Kamu tahu tidak? Sepertinya aku sudah pernah bilang, bahwa senyum dan tatapanmu adalah bagian dari diriku yang selama ini hilang. Ya, senyummu, senyum yang sempat membuatku terdiam selama 5 menit untuk menerjemahkan apa arti dari senyum itu. Tatapan kamu, yang memaksaku untuk kembali termangu, untuk menjelaskan bagaimana bisa semesta mempertemukan kita, dua orang yang jelas jelas berbeda.
Haha, sial. belum pernah aku mencintai seseorang sampai sedalam ini, belum pernah aku merindukan seseorang sampai-sampai pernafasan dan peredaran darahku sulit berfungsi seperti ini, belum pernah juga rasanya, aku, si gadis cuek yang anti sensitif ini menangis semalaman di kamar hanya karena tidak ingin kehilangan kamu, sosok yang selama ini aku cari, figur yang selama ini aku nanti.

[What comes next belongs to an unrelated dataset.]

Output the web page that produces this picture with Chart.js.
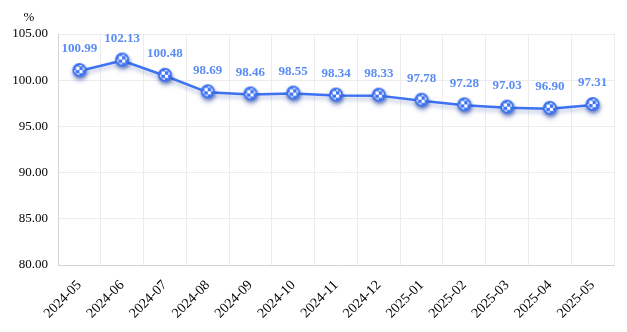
<!DOCTYPE html>
<html>
<head>
<meta charset="utf-8">
<script src="https://cdn.jsdelivr.net/npm/chart.js@4/dist/chart.umd.min.js"></script>
<style>
  html, body { margin: 0; padding: 0; background: #fff; }
  #wrap { position: relative; width: 627px; height: 332px; }
</style>
</head>
<body>
<div id="wrap"><canvas id="lineChart"></canvas></div>
<script>
// Monthly index values (%)
const months = ["2024-05", "2024-06", "2024-07", "2024-08", "2024-09", "2024-10", "2024-11",
                "2024-12", "2025-01", "2025-02", "2025-03", "2025-04", "2025-05"];
const indexValues = [100.99, 102.13, 100.48, 98.69, 98.46, 98.55, 98.34, 98.33, 97.78, 97.28, 97.03, 96.90, 97.31];
const yTicks = [80, 85, 90, 95, 100, 105];

const SERIF = "'Liberation Serif', 'Times New Roman', serif";
const LINE_BLUE = "#3d72f2";

// checkered marker drawn once on an offscreen canvas
function makeMarker() {
    const size = 22, c = document.createElement("canvas");
    c.width = size; c.height = size;
    const g = c.getContext("2d");
    const cx = size / 2, cy = size / 2 - 1;
    g.save();
    g.shadowColor = "rgba(40,70,160,0.45)";
    g.shadowBlur = 3;
    g.shadowOffsetX = 1;
    g.shadowOffsetY = 2;
    g.beginPath();
    g.arc(cx, cy, 7, 0, Math.PI * 2);
    g.fillStyle = LINE_BLUE;
    g.fill();
    g.restore();
    g.save();
    g.beginPath();
    g.arc(cx, cy, 5, 0, Math.PI * 2);
    g.clip();
    const sq = 3.4;
    for (let i = -2; i < 2; i++) {
        for (let j = -2; j < 2; j++) {
            g.fillStyle = ((i + j) & 1) ? LINE_BLUE : "#ffffff";
            g.fillRect(cx + i * sq, cy + j * sq, sq, sq);
        }
    }
    g.restore();
    return c;
}

// soft shadow under the line
const lineShadow = {
    id: "lineShadow",
    beforeDatasetDraw(chart) {
        const ctx = chart.ctx;
        ctx.save();
        ctx.shadowColor = "rgba(40,70,160,0.35)";
        ctx.shadowBlur = 4;
        ctx.shadowOffsetY = 3;
    },
    afterDatasetDraw(chart) {
        chart.ctx.restore();
    }
};

// value labels above each point
const valueLabels = {
    id: "valueLabels",
    afterDatasetsDraw(chart) {
        const ctx = chart.ctx;
        const meta = chart.getDatasetMeta(0);
        ctx.save();
        ctx.font = "bold 13px " + SERIF;
        ctx.fillStyle = "#5b8cf5";
        ctx.textAlign = "center";
        ctx.textBaseline = "middle";
        meta.data.forEach((pt, i) => {
            ctx.fillText(indexValues[i].toFixed(2), pt.x, pt.y - 22);
        });
        ctx.restore();
    }
};

// unit label over the y axis
const unitLabel = {
    id: "unitLabel",
    afterDraw(chart) {
        const ctx = chart.ctx;
        ctx.save();
        ctx.font = "13px " + SERIF;
        ctx.fillStyle = "#000";
        ctx.textAlign = "center";
        ctx.textBaseline = "middle";
        ctx.fillText("%", 29, 18);
        ctx.restore();
    }
};

new Chart(document.getElementById("lineChart"), {
    type: "line",
    data: {
        labels: months,
        datasets: [{
            data: indexValues,
            borderColor: LINE_BLUE,
            borderWidth: 2.5,
            pointStyle: makeMarker(),
            tension: 0,
            fill: false
        }]
    },
    options: {
        responsive: true,
        maintainAspectRatio: false,
        animation: false,
        layout: { padding: { top: 34, right: 13, left: 0, bottom: 0 } },
        plugins: {
            legend: { display: false },
            tooltip: { enabled: false }
        },
        scales: {
            x: {
                offset: true,
                afterFit(axis) { axis.height = 67; },
                grid: { color: "#ececec", offset: true, drawTicks: false },
                border: { color: "#d4d4d4" },
                ticks: {
                    color: "#000",
                    font: { family: SERIF, size: 14 },
                    maxRotation: 45,
                    minRotation: 45,
                    padding: 12,
                    autoSkip: false
                }
            },
            y: {
                min: 80,
                max: 105,
                afterBuildTicks(axis) {
                    axis.ticks = yTicks.map(v => ({ value: v }));
                },
                afterFit(axis) { axis.width = 58; },
                grid: { color: "#ececec", drawTicks: false },
                border: { color: "#d4d4d4" },
                ticks: {
                    color: "#000",
                    font: { family: SERIF, size: 13 },
                    padding: 10,
                    callback: v => v.toFixed(2)
                }
            }
        }
    },
    plugins: [lineShadow, valueLabels, unitLabel]
});
</script>
</body>
</html>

Siapa sangka? Kamu, laki-laki tinggi berpostur tentara, akan 'dititipkan rasa' olehku, si pungguk yang merindukan bulan. Siapa sangka? Kamu yang dulunya membenciku, aku yang dulunya membencimu, kini bisa bertautan dalam suatu koneksi rumit yang biasa kita kenal dengan 'cinta'.
Maafkan aku, yang berlagak puitis. Aku hanya bingung harus seperti apalagi mengungkapkan semua ini padamu, bingung, buntu, tersesat.
Nah, pada akhirnya, kamu hanya perlu percaya, bahwa aku tidak perlu pergi mencari dan berkeliling dunia untuk menemukam tempat terindah, karena matamu lah tempat itu.